Faz de conta
Lembram-se quando éramos miúdos e brincávamos ao faz de conta? Imaginávamos que éramos polícias ou ladrões, heróis ou vilões, bombeiros, médicos ou apenas gajos ricos? Eram tempos bestiais porque, na nossa imaginação, podíamos ser tudo, porque tudo era possível idealizarmos. E, como éramos pequenos, não tínhamos o peso da responsabilidade que a idade e a vida depois nos dão.
Recordei-me destes tempos porque, às vezes, no que ao imobiliário diz respeito, acho que muitos não saíram da infância e ainda adoram brincar ao faz de conta. Nos casos (reais) que vos trago aqui há um misto de “faz de conta que sou consultor imobiliário” com o “faz de conta que tenho o activo X”.
Não preciso de vos contar o estafado exemplo dos comboios que se criam à volta de um hotel, com várias pessoas a partilharem informação de um determinado activo que ninguém sabe se está seguro, angariado, com mandato do proprietário ou com a celebração de um contrato que garanta os direitos e deveres de todos.

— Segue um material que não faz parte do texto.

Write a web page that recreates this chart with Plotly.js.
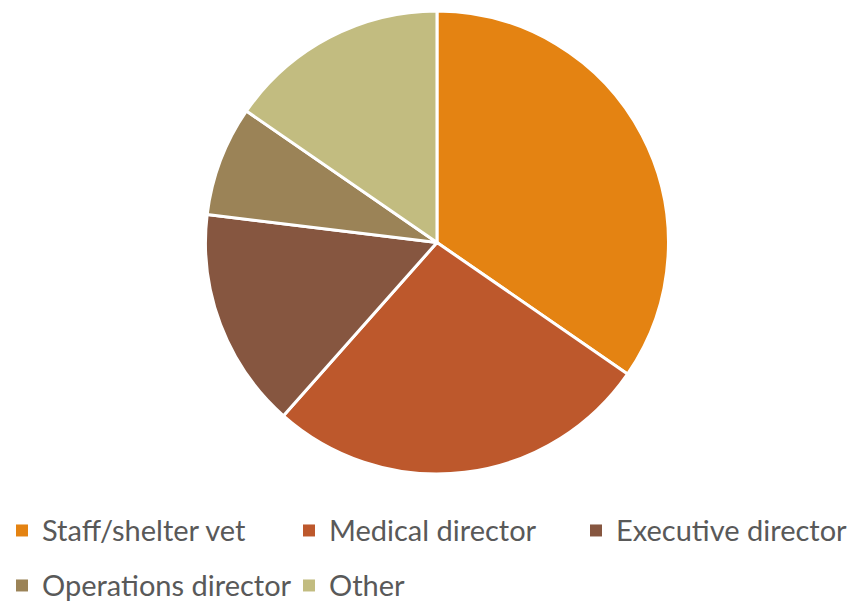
<!DOCTYPE html>
<html>
<head>
<meta charset="utf-8">
<script src="https://cdn.plot.ly/plotly-3.0.1.min.js"></script>
<style>html,body{margin:0;padding:0;background:#fff;}#chart{width:858px;height:602px;}</style>
</head>
<body>
<div id="chart"></div>
<script>
const categories = ["Staff/shelter vet", "Medical director", "Executive director", "Operations director", "Other"];
const counts = [9, 7, 4, 2, 4];
const colors = ["#E48312", "#BD582C", "#865640", "#9B8357", "#C2BC80"];

const legendLabels = categories.map(c => '<span style="font-size:29px;baseline-shift:5.5px">' + c + '</span>');

const pieDomain = {x: [0.0186, 1], y: [0.2126, 0.9817]};

const data = [
  {
    // base layer: supplies the legend swatches (no outline)
    type: 'pie',
    labels: legendLabels,
    values: counts,
    sort: false,
    direction: 'clockwise',
    rotation: 0,
    textinfo: 'none',
    hoverinfo: 'skip',
    marker: {colors: colors, line: {width: 0}},
    domain: pieDomain
  },
  {
    // top layer: same slices with white separators
    type: 'pie',
    labels: legendLabels,
    values: counts,
    sort: false,
    direction: 'clockwise',
    rotation: 0,
    textinfo: 'none',
    hoverinfo: 'skip',
    showlegend: false,
    marker: {colors: colors, line: {color: '#ffffff', width: 3}},
    domain: pieDomain
  }
];

const layout = {
  width: 858, height: 602,
  margin: {l: 0, r: 0, t: 0, b: 0, autoexpand: false},
  paper_bgcolor: '#ffffff',
  showlegend: true,
  legend: {
    orientation: 'h',
    x: 0.0023, xanchor: 'left',
    y: 0.1728, yanchor: 'top',
    font: {family: 'Lato, sans-serif', size: 40, color: '#595959'},
    entrywidth: 242, entrywidthmode: 'pixels',
    itemclick: false, itemdoubleclick: false
  }
};

Plotly.newPlot('chart', data, layout, {staticPlot: true});
</script>
</body>
</html>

Confesso-vos que me faz alguma confusão esta estratégia de posicionamento e gostava, aliás, de perceber (ou que alguém me provasse) que esta dá frutos e gera negócio. Deixem-me clarificar.
No nosso meio, é relativamente fácil perceber se o Hotel X, o Hospital Y ou o Supermercado Z estão para venda. As informações correm com alguma celeridade e, todos os dias, somos confrontados com novas possibilidades de negócio.
O que a mim me faz impressão é a estratégia de faz de conta que é seguida por alguns players e que passa por, na maior parte dos casos, fazer um PowerPoint ou um PDF com fotos trabalhadas e informação pública retirada da internet. E com um preço que, muitas vezes, é soprado ao ouvido e que nem sequer se sabe se é verdade ou não, porque também ninguém se deu ao trabalho de o confirmar. E esta informação é espalhada com uma apresentação home made na esperança de, tendo um potencial comprador que vem de comboio, se possa chegar ao proprietário do hotel, do hospital ou do supermercado, alegando-se que há comprador para o activo.
Aqui chegados, renovo a minha perplexidade. Porque das duas, três: se conseguem chegar ao proprietário, porque não o fizeram antes para ter uma carta de mandato, um contrato ou a confirmação de que o activo está mesmo para venda? (Até porque não é inédito achar-se que algo está para venda e depois afinal não está – porque nunca esteve ou porque o proprietário mudou de ideias); ou, noutro cenário, consegue-se fazer tudo, ter o trabalho todo e não se chega a quem pode decidir a venda porque, entretanto, o dono vendeu o activo a um Fundo num negócio confidencial? Ou nem se alcança quem é o proprietário e, pelo meio, queima-se a credibilidade junto de parceiros e de potenciais clientes, que acham que tudo isto é uma enorme paródia.
Se isto se passa entre consultores que, pelos vistos adoram brincar ao faz de conta, imaginem agora quando se descobre que esta síndrome de Peter Pan ocorre também em algumas agências, com nomes e créditos firmados. Um tema para continuar a desenvolver na próxima semana.